When asked a couple of years ago what was the most important thing that had happened in the twentieth century –a century that had two wars, an informatic revolution, man conquered space, we lived the rise and fall of communism- Amartya Sen, in his own words, he had no difficulty in choosing the upheavel of democracy as the preeminent development of the period.
I wanted to bring Sen’s words into account because the horrific acts of September 11 were more than a challenge to the United States, it’s policy in the Middle East, globalization, Wall Street or capitalism. The terrorist acts were a challenge to the principles and values of democracy and were a way to remember the unresolved problems of the last century.
Which are this values and principles of democracy that make some fanatics hijack some planes, destroy buildings and kill 3,500 innocent human beings?
Democracy is more than fair, transparent and frequent elections. It is a system –Churchill said it was the worst political system with the exception of all the rest- based in human responsibility, in which human dignity is constructed by the liberty of action, by the freedom to think and act by our own concept of what is good and what is bad. Of course democracy means competing political parties, and it is freedom of speech and freedom of press. But the core value that supports them all is the responsibility of the individual to live and dictate the course of his own life.

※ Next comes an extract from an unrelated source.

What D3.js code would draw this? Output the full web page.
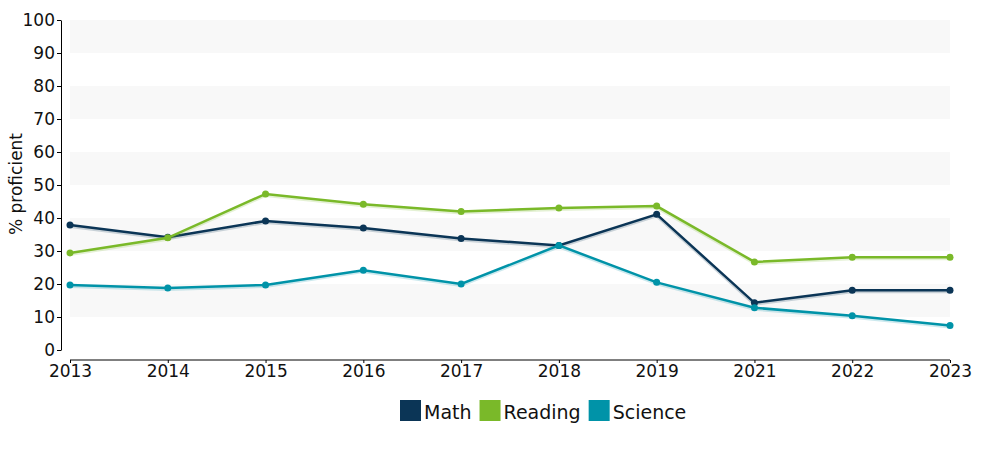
<!DOCTYPE html>
<html><head><meta charset="utf-8">
<script src="https://cdn.jsdelivr.net/npm/d3@7"></script>
<style>body{margin:0;background:#fff}svg{display:block;font-family:"DejaVu Sans",Verdana,sans-serif}</style>
</head><body><svg id="c" width="1000" height="450"></svg>
<script>
const years = ["2013","2014","2015","2016","2017","2018","2019","2021","2022","2023"];
const math = [37.9,34.2,39.1,37.0,33.8,31.7,41.1,14.3,18.1,18.1];
const reading = [29.4,34.0,47.3,44.2,42.0,43.0,43.6,26.7,28.1,28.1];
const science = [19.7,18.8,19.7,24.2,20.0,31.7,20.5,12.8,10.4,7.4];
const yTicks = [0,10,20,30,40,50,60,70,80,90,100];
const seriesNames = ["Math","Reading","Science"];
const seriesColors = ["#0b3556","#7ab929","#0093a8"];

const series = [math, reading, science].map((v,i)=>({name:seriesNames[i],color:seriesColors[i],values:v}));
const svg = d3.select("#c");
const x = d3.scalePoint().domain(years).range([70,950]);
const y = d3.scaleLinear().domain([0,100]).range([350,20]);

// bands
const bands = [];
for (let i=0;i<yTicks.length-1;i++) if (i%2===1) bands.push([yTicks[i],yTicks[i+1]]);
svg.append("g").selectAll("rect").data(bands).join("rect")
  .attr("x",70).attr("width",880)
  .attr("y",d=>y(d[1])).attr("height",d=>y(d[0])-y(d[1]))
  .attr("fill","#f8f8f8");

// y axis
const ya = svg.append("g").attr("transform","translate(61,0)")
  .call(d3.axisLeft(y).tickValues(yTicks).tickSize(4).tickPadding(2).tickSizeOuter(0));
ya.selectAll("text").attr("font-size",17).attr("fill","#111").attr("font-family","DejaVu Sans");
ya.selectAll("path,line").attr("stroke","#000");

// x axis
const xa = svg.append("g").attr("transform","translate(0,360)")
  .call(d3.axisBottom(x).tickSize(3).tickPadding(2).tickSizeOuter(0));
xa.selectAll("text").attr("font-size",17).attr("fill","#111").attr("font-family","DejaVu Sans");
xa.selectAll("path,line").attr("stroke","#000");
xa.select("path").attr("d","M70,0H950");

svg.append("text").attr("transform","translate(22,184) rotate(-90)")
  .attr("text-anchor","middle").attr("font-size",17).attr("fill","#111").text("% proficient");

const line = d3.line().x((d,i)=>x(years[i])).y(d=>y(d));
const g = svg.append("g");
series.forEach(s=>{
  g.append("path").datum(s.values).attr("d",line).attr("fill","none")
    .attr("stroke",s.color).attr("stroke-opacity",0.2).attr("stroke-width",3).attr("transform","translate(0,1.5)");
  g.append("path").datum(s.values).attr("d",line).attr("fill","none")
    .attr("stroke",s.color).attr("stroke-width",2.5);
  g.selectAll(null).data(s.values).join("circle")
    .attr("cx",(d,i)=>x(years[i])).attr("cy",d=>y(d)).attr("r",3.5).attr("fill",s.color);
});

// legend
const leg = svg.append("g");
let lx = 400;
series.forEach(s=>{
  leg.append("rect").attr("x",lx).attr("y",400).attr("width",21).attr("height",21).attr("fill",s.color);
  const t = leg.append("text").attr("x",lx+24).attr("y",419).attr("font-size",19).attr("fill","#111").text(s.name);
  lx += 24 + t.node().getComputedTextLength() + 8;
});
</script></body></html>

Responsibility is to the individual what tolerance is to society. In an aggregate, a tolerant society is a society in which different individuals can live their lives by their own decisions and assume their responsibilities. With a least common denominator which Voltaire described as the rule of engagement, in which the only exclusion is intolerance itself.
And that is why democracy is so precious to these values: only a system that do not permit those that are in power to use power to impose a philosophical and ethical principle over the others can really permit responsibility to flourish.

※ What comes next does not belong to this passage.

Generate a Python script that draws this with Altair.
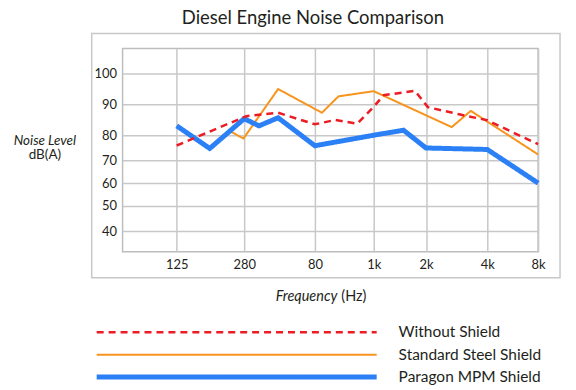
import altair as alt
import pandas as pd

title_text = "Diesel Engine Noise Comparison"
series_names = ["Without Shield", "Standard Steel Shield", "Paragon MPM Shield"]
series_colors = ["#ed1c24", "#f7941d", "#2b80f5"]
band_index = [0, 1, 2, 3, 4, 5, 6]
band_labels = ["125", "280", "80", "1k", "2k", "4k", "8k"]
y_ticks = [40, 50, 60, 70, 80, 90, 100]

# x position in octave-band index (0 = 125 ... 6 = 8k), value in dB(A)
without_x = [0, 1.03, 1.48, 2.0, 2.35, 2.72, 3.0, 3.19, 3.79, 4.03, 4.54, 5.0, 6.0]
without_y = [76.0, 86.2, 87.3, 83.6, 85.0, 83.8, 89.2, 93.0, 94.4, 89.1, 86.8, 84.9, 76.5]
steel_x = [0.78, 0.99, 1.48, 2.12, 2.40, 3.0, 4.42, 4.73, 6.0]
steel_y = [81.5, 78.8, 95.0, 87.3, 92.6, 94.3, 82.7, 87.9, 72.4]
paragon_x = [0, 0.49, 1.0, 1.21, 1.48, 2.0, 3.0, 3.57, 4.0, 5.0, 6.0]
paragon_y = [83.1, 74.8, 85.4, 83.1, 85.7, 75.9, 80.1, 81.7, 75.0, 74.4, 60.0]

rows = []
for name, xs, ys in [(series_names[1], steel_x, steel_y),
                     (series_names[2], paragon_x, paragon_y),
                     (series_names[0], without_x, without_y)]:
    for i, (a, b) in enumerate(zip(xs, ys)):
        rows.append({"series": name, "octave": a, "level": b, "ord": i})
df = pd.DataFrame(rows)

FONT = "Lato"
TXT = "#231f20"

label_expr = "[" + ",".join("'%s'" % s for s in band_labels) + "][datum.value]"

x_scale = alt.Scale(domain=[-1, 0, 1, 2, 3, 4, 5, 6],
                    range=[0, 54.3, 122, 193, 252, 304.5, 366, 417],
                    nice=False, zero=False)
y_scale = alt.Scale(domain=[32, 40, 50, 60, 70, 80, 90, 100, 108],
                    range=[204, 183.3, 157.7, 135, 112.3, 87.3, 56, 25.3, 0],
                    nice=False, zero=False)

color_enc = alt.Color("series:N", scale=alt.Scale(domain=series_names, range=series_colors), legend=None)
dash_enc = alt.StrokeDash("series:N", scale=alt.Scale(type="ordinal", domain=series_names,
                                                      range=[[7, 5], [1, 0], [1, 0]]), legend=None)
width_enc = alt.StrokeWidth("series:N", scale=alt.Scale(type="ordinal", domain=series_names,
                                                        range=[2.5, 2, 5]), legend=None)

lines = alt.Chart(df).mark_line(strokeJoin="miter").encode(
    x=alt.X("octave:Q", scale=x_scale,
            axis=alt.Axis(values=band_index, labelExpr=label_expr, title=None, grid=True,
                          ticks=False, domain=False, labelPadding=7, labelFlush=False)),
    y=alt.Y("level:Q", scale=y_scale,
            axis=alt.Axis(values=y_ticks, title=None, grid=True, ticks=False, domain=False,
                          labelPadding=6)),
    color=color_enc,
    strokeDash=dash_enc,
    strokeWidth=width_enc,
    order="ord:Q",
)

frame = alt.Chart(pd.DataFrame({"k": [0]})).mark_rect(
    filled=False, stroke="#c8c8c8", strokeWidth=1.5
).encode(x=alt.value(-31), x2=alt.value(439), y=alt.value(-15), y2=alt.value(230))

title = alt.Chart(pd.DataFrame({"t": [title_text]})).mark_text(
    font=FONT, fontSize=18.5, color=TXT, align="center", baseline="alphabetic"
).encode(x=alt.value(191), y=alt.value(-24.5), text="t:N")

ylab1 = alt.Chart(pd.DataFrame({"t": ["Noise Level"]})).mark_text(
    font=FONT, fontSize=13.5, fontStyle="italic", color=TXT, align="center", baseline="alphabetic"
).encode(x=alt.value(-78), y=alt.value(96.5), text="t:N")
ylab2 = alt.Chart(pd.DataFrame({"t": ["dB(A)"]})).mark_text(
    font=FONT, fontSize=13.5, color=TXT, align="center", baseline="alphabetic"
).encode(x=alt.value(-78), y=alt.value(110.5), text="t:N")

xlab1 = alt.Chart(pd.DataFrame({"t": ["Frequency"]})).mark_text(
    font=FONT, fontSize=14.5, fontStyle="italic", color=TXT, align="right", baseline="alphabetic"
).encode(x=alt.value(215.5), y=alt.value(253), text="t:N")
xlab2 = alt.Chart(pd.DataFrame({"t": ["(Hz)"]})).mark_text(
    font=FONT, fontSize=14.5, color=TXT, align="left", baseline="alphabetic"
).encode(x=alt.value(219.5), y=alt.value(253), text="t:N")

leg_df = pd.DataFrame({"series": series_names})
leg_y = alt.Y("series:N", scale=alt.Scale(type="point", domain=series_names, range=[284.7, 329.7], padding=0), axis=None)
leg_rules = alt.Chart(leg_df).mark_rule().encode(
    x=alt.value(-26), x2=alt.value(255), y=leg_y,
    color=color_enc, strokeDash=dash_enc, strokeWidth=width_enc,
)
leg_text = alt.Chart(leg_df).mark_text(
    font=FONT, fontSize=15.5, color=TXT, align="left", baseline="middle"
).encode(x=alt.value(277), y=leg_y, text="series:N")

chart = alt.layer(frame, lines, title, ylab1, ylab2, xlab1, xlab2, leg_rules, leg_text).resolve_scale(
    y="independent"
).properties(
    width=417, height=204,
    padding={"left": 115, "top": 40, "right": 30, "bottom": 138},
    autosize=alt.AutoSizeParams(type="none"),
).configure_view(
    stroke="#bdbdbd", strokeWidth=1.5
).configure_axis(
    gridColor="#c8c8c8", gridWidth=1.5, labelFont=FONT, labelFontSize=13, labelColor=TXT
)

chart.save("out.html", embed_options={"renderer": "svg", "actions": False})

And what the terrorist wanted to say with the infamous acts of September 11 was that, in spite of the rise of democracy, the fundamental process of the whole 20th century like Sen said, it will still be the contest that will shape the early 21th Century: the conflict between democracy and open societies, against authoritative and closed societies, with whatever name you choose: theocratic, authoritative, populist or communist states.

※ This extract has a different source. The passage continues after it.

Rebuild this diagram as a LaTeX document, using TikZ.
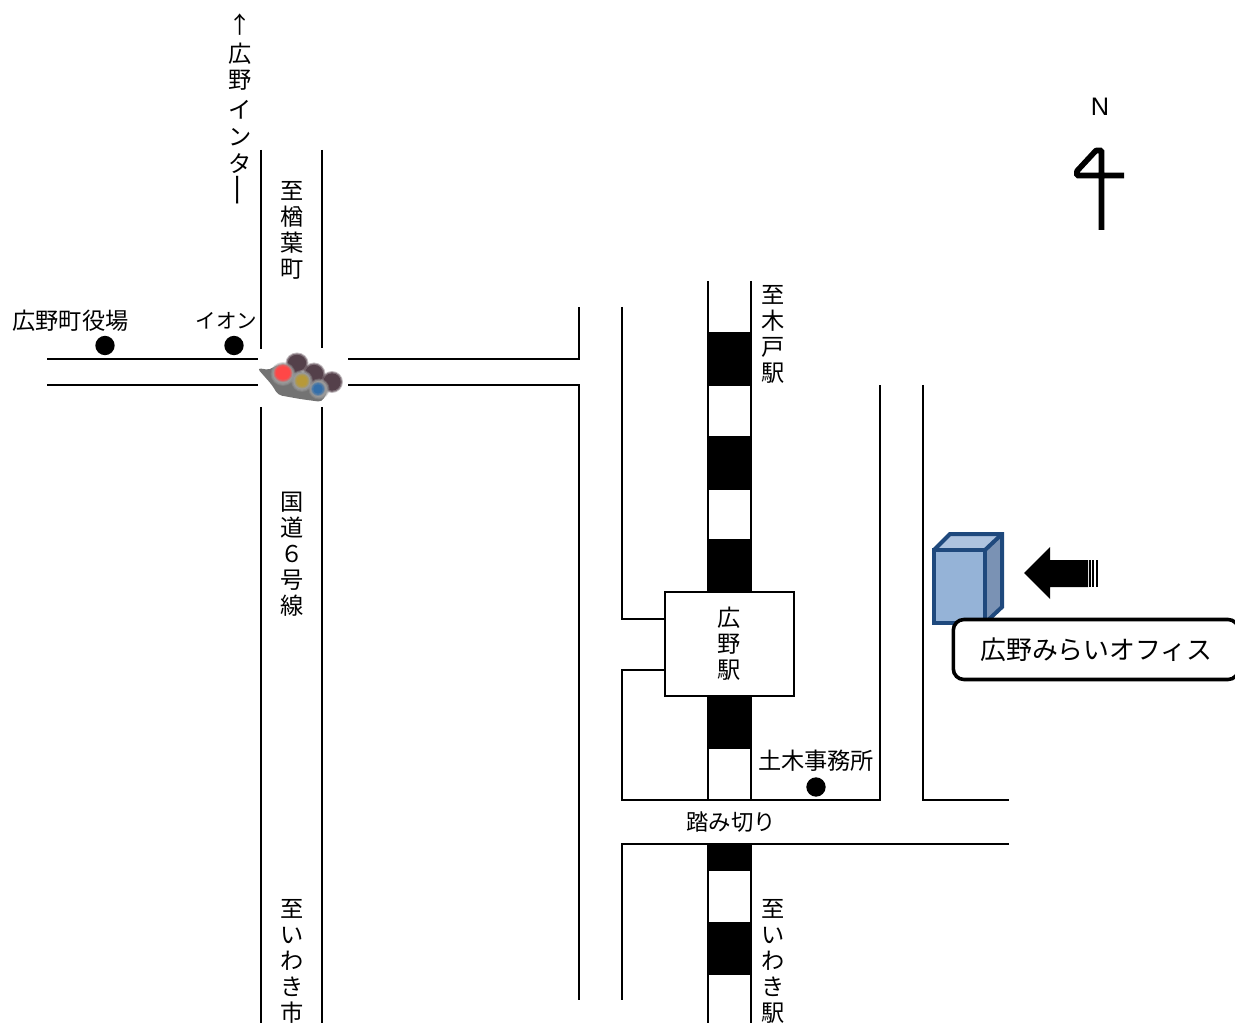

So when you ask yourself what all this is about, keep this in mind: this is not a problem of the United States, it’s a problem of all of our countries. Because after all, the premises that build democracy were not constructed solely by the Founding Fathers, but by the Greeks, and the Revolutionaries of the 1800, and the revolutionaries that gave liberties also to our nations: Bolívar, San Martin, Martí.
This is not to say that democracy is perfect or the “end of history”. Democracy has exposed the many injuries our societies still have. Injuries of poverty, underdevelopment and social injustice. And like Nobel Prize Joseph Stiglitz once said, sunshine is a strong antiseptic, and our societies are hurting, blaming sometimes democracy, and the social duty that you have, all you that work on social areas with our poorest countries, it is trying to heal those wounds that limit hope and human progress.